Paris is in the pokey and Ho-Han is habilitatin' for another 30 days or so. And the media doesn't have anything to talk about. Oh sure, there's the war and why we're still in it even though we were told we'd be out by the last bunch of liars we voted for. But nobody wants that depressing stuff in the news.
So I'm calling out our newsmaking folks to step up and become the next media distraction/fixation with one of the following:
- Runaway Bride
- Teenage Kidnapping
- Republican Scandal
- Celebrity Beaver Shot
- Poor Hollywood Parenting
- High-profile Divorce
- Hollywood Sex Tape
- Campaign Leak
- Surprise Summer Movie Hit
- Sensational Hollywood Murder
- Reality TV Cheating Allegation
- Celebrity DUI with Crazed Mugshot
5 comments:
I think bestiality is really where it's at in terms if media distraction.

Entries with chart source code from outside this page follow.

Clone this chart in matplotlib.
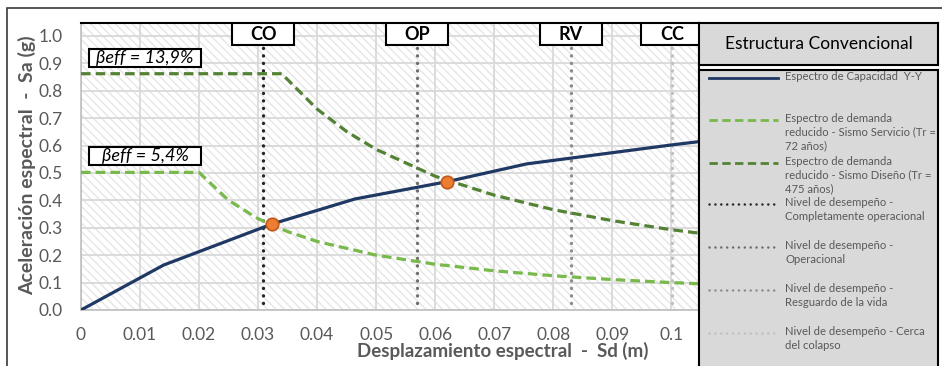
import matplotlib
matplotlib.use('Agg')
import matplotlib.pyplot as plt
from matplotlib.patches import Rectangle
import matplotlib.transforms as mtransforms

plt.rcParams['font.family'] = ['Lato', 'DejaVu Sans']
plt.rcParams['hatch.linewidth'] = 1.0

# espectro de capacidad Y-Y
sd_cap = [0.0, 0.0140, 0.0324, 0.0464, 0.0620, 0.0755, 0.1000, 0.1050]
sa_cap = [0.0, 0.164, 0.314, 0.405, 0.468, 0.533, 0.602, 0.615]

# espectro de demanda reducido - sismo servicio (Tr = 72 años)
sd_serv = [0.0, 0.020, 0.025, 0.030, 0.035, 0.040, 0.050, 0.060, 0.070, 0.080, 0.090, 0.100, 0.110]
sa_serv = [0.502, 0.502, 0.400, 0.333, 0.286, 0.250, 0.200, 0.167, 0.143, 0.125, 0.111, 0.100, 0.091]

# espectro de demanda reducido - sismo diseño (Tr = 475 años)
sd_dis = [0.0, 0.034, 0.040, 0.045, 0.050, 0.060, 0.070, 0.080, 0.090, 0.100, 0.110]
sa_dis = [0.862, 0.862, 0.733, 0.651, 0.586, 0.488, 0.419, 0.366, 0.326, 0.293, 0.266]

# puntos de desempeño
sd_pd = [0.0324, 0.0620]
sa_pd = [0.314, 0.468]

# niveles de desempeño
niveles = ['CO', 'OP', 'RV', 'CC']
sd_niveles = [0.0309, 0.0569, 0.0830, 0.1002]
col_niveles = ['#262626', '#6e6e6e', '#8c8c8c', '#c0c0c0']

beff_txt = ['βeff = 13,9%', 'βeff = 5,4%']
beff_y = [0.918, 0.562]

W, H = 942, 366
fig = plt.figure(figsize=(W / 100, H / 100), dpi=100)
fig.patch.set_facecolor('white')

ax = fig.add_axes([81 / W, 1 - 310 / H, (699 - 81) / W, (310 - 23) / H])
ax.set_xlim(0, 0.1047)
ax.set_ylim(0, 1.047)

# fondo rayado
ax.add_patch(Rectangle((0, 0), 1, 1, transform=ax.transAxes, facecolor='white',
                       edgecolor='#e6e6e6', hatch='\\\\\\\\', lw=0, zorder=0))
ax.set_xticks([i / 100 for i in range(11)])
ax.set_xticklabels(['0'] + ['%.2f' % (i / 100) for i in range(1, 10)] + ['0.1'])
ax.set_yticks([i / 10 for i in range(11)])
ax.set_yticklabels(['%.1f' % (i / 10) for i in range(11)])
ax.grid(True, color='#d9d9d9', lw=1.3, zorder=1)
ax.set_axisbelow(True)
ax.tick_params(length=0, labelsize=12.5, labelcolor='#595959')
ax.tick_params(axis='x', pad=12)
ax.tick_params(axis='y', pad=13)
for s in ['left', 'bottom']:
    ax.spines[s].set_color('#bfbfbf')
    ax.spines[s].set_linewidth(1.2)
for s in ['top', 'right']:
    ax.spines[s].set_color('black')
    ax.spines[s].set_linewidth(1.5)

ax.set_xlabel('Desplazamiento espectral  -  Sd (m)', fontsize=13.5, fontweight='bold',
              color='#595959')
ax.set_ylabel('Aceleración espectral  -  Sa (g)', fontsize=14, fontweight='bold',
              color='#595959')
ax.xaxis.set_label_coords((503 - 81) / (699 - 81), -(342 - 310) / (310 - 23))
ax.yaxis.set_label_coords(-(81 - 36) / (699 - 81), (310 - 165) / (310 - 23))

# lineas verticales de niveles de desempeño
for x, c in zip(sd_niveles, col_niveles):
    ax.plot([x, x], [0.026, 0.96], color=c, lw=2.4, linestyle=(0, (0.05, 2.2)),
            dash_capstyle='round', zorder=3)

ax.plot(sd_serv, sa_serv, color='#77b94a', lw=2.3, dashes=(3, 1.6), zorder=4)
ax.plot(sd_dis, sa_dis, color='#548235', lw=2.3, dashes=(3, 1.6), zorder=4)
ax.plot(sd_cap, sa_cap, color='#1f3864', lw=2.3, zorder=5)
ax.plot(sd_pd, sa_pd, 'o', ms=9, mfc='#ed7d31', mec='#c0581a', mew=1.2, zorder=6)

# etiquetas de niveles
trans = mtransforms.blended_transform_factory(ax.transData, ax.transAxes)
px_x = 0.1047 / (699 - 81)
px_y = 1.047 / (310 - 23)
bw = 62 * px_x
bh = 22 / (310 - 23)
for x, t in zip(sd_niveles, niveles):
    ax.add_patch(Rectangle((x - bw / 2, 1 - bh), bw, bh, transform=trans, facecolor='white',
                           edgecolor='black', lw=1.5, zorder=7, clip_on=True))
    ax.text(x, 1 - bh / 2, t, transform=trans, ha='center', va='center', fontsize=13,
            fontweight='bold', color='black', zorder=8, clip_on=True)

# cuadros de amortiguamiento efectivo
xc = (145 - 81) * px_x
for t, y in zip(beff_txt, beff_y):
    ax.add_patch(Rectangle((xc - 56 * px_x, y - 9 * px_y), 112 * px_x, 18 * px_y,
                           facecolor='white', edgecolor='black', lw=1.5, zorder=7))
    ax.text(xc, y, t, ha='center', va='center', fontsize=13, style='italic',
            color='black', zorder=8)

# marco exterior
fig.add_artist(Rectangle((7 / W, -0.2), 2, 1.2 - 8 / H, transform=fig.transFigure,
                         fill=False, ec='#3a3a3a', lw=1.2))

# titulo de la leyenda
axt = fig.add_axes([699 / W, 1 - 65 / H, (938 - 699) / W, (65 - 23) / H])
axt.set_xticks([])
axt.set_yticks([])
axt.set_facecolor('#d9d9d9')
for s in axt.spines.values():
    s.set_color('black')
    s.set_linewidth(1.5)
axt.text(0.5, 0.5, 'Estructura Convencional', ha='center', va='center', fontsize=12.5,
         color='black', transform=axt.transAxes)

# leyenda
axl = fig.add_axes([699 / W, -20 / H, (938 - 699) / W, (366 + 20 - 70) / H])
axl.set_xlim(0, 239)
axl.set_ylim(366 + 20, 70)
axl.set_xticks([])
axl.set_yticks([])
axl.set_facecolor('#d9d9d9')
for s in axl.spines.values():
    s.set_color('black')
    s.set_linewidth(1.5)

ley_txt = ['Espectro de Capacidad  Y-Y',
           'Espectro de demanda\nreducido - Sismo Servicio (Tr =\n72 años)',
           'Espectro de demanda\nreducido - Sismo Diseño (Tr =\n475 años)',
           'Nivel de desempeño -\nCompletamente operacional',
           'Nivel de desempeño -\nOperacional',
           'Nivel de desempeño -\nResguardo de la vida',
           'Nivel de desempeño - Cerca\ndel colapso']
ley_y = [78, 120, 163, 204, 247, 290, 333]
ley_estilo = [dict(color='#1f3864', lw=2.0),
              dict(color='#77b94a', lw=2.0, dashes=(3, 1.6)),
              dict(color='#548235', lw=2.0, dashes=(3, 1.6))]
for c in col_niveles:
    ley_estilo.append(dict(color=c, lw=1.8, linestyle=(0, (0.05, 2.3)), dash_capstyle='round'))

for t, y, st in zip(ley_txt, ley_y, ley_estilo):
    axl.plot([10, 79], [y, y], **st)
    axl.text(86, y - 7, t, ha='left', va='top', fontsize=8.1, color='#595959',
             linespacing=1.3)

fig.savefig('out.png', dpi=100)
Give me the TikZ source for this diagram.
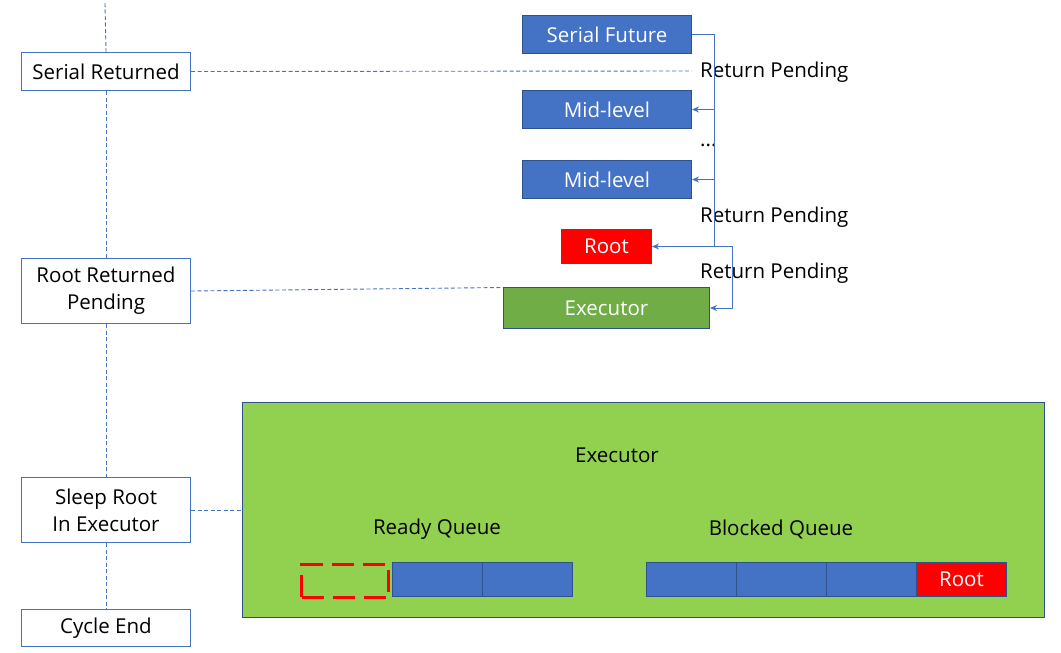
\documentclass[tikz,border=0pt]{standalone}
\usepackage{fontspec}
\setmainfont{Open Sans}
\usetikzlibrary{arrows.meta,calc}
\definecolor{bfill}{HTML}{4472C4}
\definecolor{bdark}{HTML}{2F528F}
\definecolor{gsmall}{HTML}{70AD47}
\definecolor{gbig}{HTML}{92D050}
\tikzset{
  every node/.style={font=\fontsize{20.5}{27}\selectfont},
  stage/.style={draw=bfill, fill=white, line width=1pt, minimum width=169pt, anchor=north west, inner sep=0pt, align=center, text=black},
  bluebox/.style={draw=bdark, fill=bfill, line width=1pt, minimum width=169pt, minimum height=38pt, anchor=north west, inner sep=0pt, text=white},
  redbox/.style={draw=bdark, fill=red, line width=1pt, anchor=north west, inner sep=0pt, text=white},
  cell/.style={draw=bdark, fill=bfill, line width=1pt, minimum width=90pt, minimum height=34pt, anchor=north west, inner sep=0pt},
  dashline/.style={draw=bfill, line width=0.9pt, dash pattern=on 4pt off 2.5pt},
  conn/.style={draw=bfill, line width=1pt, -{Stealth[length=7pt,width=6pt]}},
  lbl/.style={anchor=west, inner sep=0pt, text=black},
}
\begin{document}
\begin{tikzpicture}[x=1pt,y=-1pt]
\useasboundingbox (0,0) rectangle (1061,653);
% left stages
\node[stage, minimum height=38pt] (sr) at (21,52) {Serial Returned};
\node[stage, minimum height=65pt] (rr) at (21,258) {Root Returned\\Pending};
\node[stage, minimum height=65pt] (sl) at (21,477) {Sleep Root\\In Executor};
\node[stage, minimum height=37pt] (ce) at (21,609) {Cycle End};
\coordinate (top) at (105,3);
\draw[dashline] (top) -- (sr.north);
\draw[dashline] (sr.south) -- (rr.north);
\draw[dashline] (rr.south) -- (sl.north);
\draw[dashline] (sl.south) -- (ce.north);
% call stack
\node[bluebox] (sf) at (522,15) {Serial Future};
\node[bluebox] (m1) at (522,90) {Mid-level};
\node[bluebox] (m2) at (522,160) {Mid-level};
\node[redbox, minimum width=90pt, minimum height=34pt] (root) at (561,229) {Root};
\node[draw=bdark, fill=gsmall, line width=1pt, minimum width=206pt, minimum height=41pt, anchor=north west, inner sep=0pt, text=white] (ex) at (503,287) {Executor};
\node[lbl] (rp1) at (700,72) {Return Pending};
\node[lbl] (dots) at (700,145) {...};
\node[lbl] (rp2) at (700,217) {Return Pending};
\node[lbl] (rp3) at (700,273) {Return Pending};
\coordinate (t) at (714,0);
\coordinate (t2) at (732,0);
\draw[conn] (sf.east) -| (t |- m1.east) -- (m1.east);
\draw[conn] (t |- m1.east) -- (t |- m2.east) -- (m2.east);
\draw[conn] (t |- m2.east) |- (root.east);
\draw[conn] (t |- root.east) -| (t2 |- ex.east) -- (ex.east);
% links from stages
\coordinate (srend) at (692,71);
\draw[dashline] (sr.east) -- (srend);
\draw[dashline] (rr.east) -- (ex.north west |- 0,287.5);
% big executor
\node[draw=bdark, fill=gbig, line width=1pt, minimum width=802pt, minimum height=215pt, anchor=north west, inner sep=0pt] (bex) at (242,402) {};
\draw[dashline] (sl.east) -- (sl.east -| bex.west);
\node[inner sep=0pt, text=black] (bext) at (617,455) {Executor};
\node[inner sep=0pt, text=black] (rq) at (437,529) {Ready Queue};
\node[inner sep=0pt, text=black] (bq) at (781,529) {Blocked Queue};
\node[cell] (r1) at (392,562) {};
\node[cell] (r2) at (482,562) {};
\node[draw=red, line width=3pt, dash pattern=on 22pt off 9pt, minimum width=87pt, minimum height=33pt, anchor=north east, inner sep=0pt] (rempty) at (390,563) {};
\node[cell] (b1) at (646,562) {};
\node[cell] (b2) at (736,562) {};
\node[cell] (b3) at (826,562) {};
\node[redbox, minimum width=90pt, minimum height=34pt] (b4) at (916,562) {Root};
\end{tikzpicture}
\end{document}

Honestly, if a republican congressman can be a repeat under-age turd burglar and we get over it as soon as a celebrity gets drunk, we're too jaded. We need a shock. So bestiality it is. And not just any bestiality. I'm thinking parakeets. Maybe squirrels.
I'm going on out a limb and saying a wave of shark attacks.
I think Nicole Richie is going to eat a sandwich. Film at 11.
You are a trip. Thank goodness Paris is out of jail. My newscast enjoyed a nice 'lil VOSOT on the subject. It's crazy - people say they hate the bitch, but our station poll vote numbers (on paris today) were double what they normally are.
And don't forget, we're gonna beat the life out of that Campaign 2008 franchise til someone new is in the White House...
I think its going to be a summer of continued celebrity drug rehab. Unfortunately these celebs are jeopardizing the real purpose of rehab which is, of course, to meet loose women.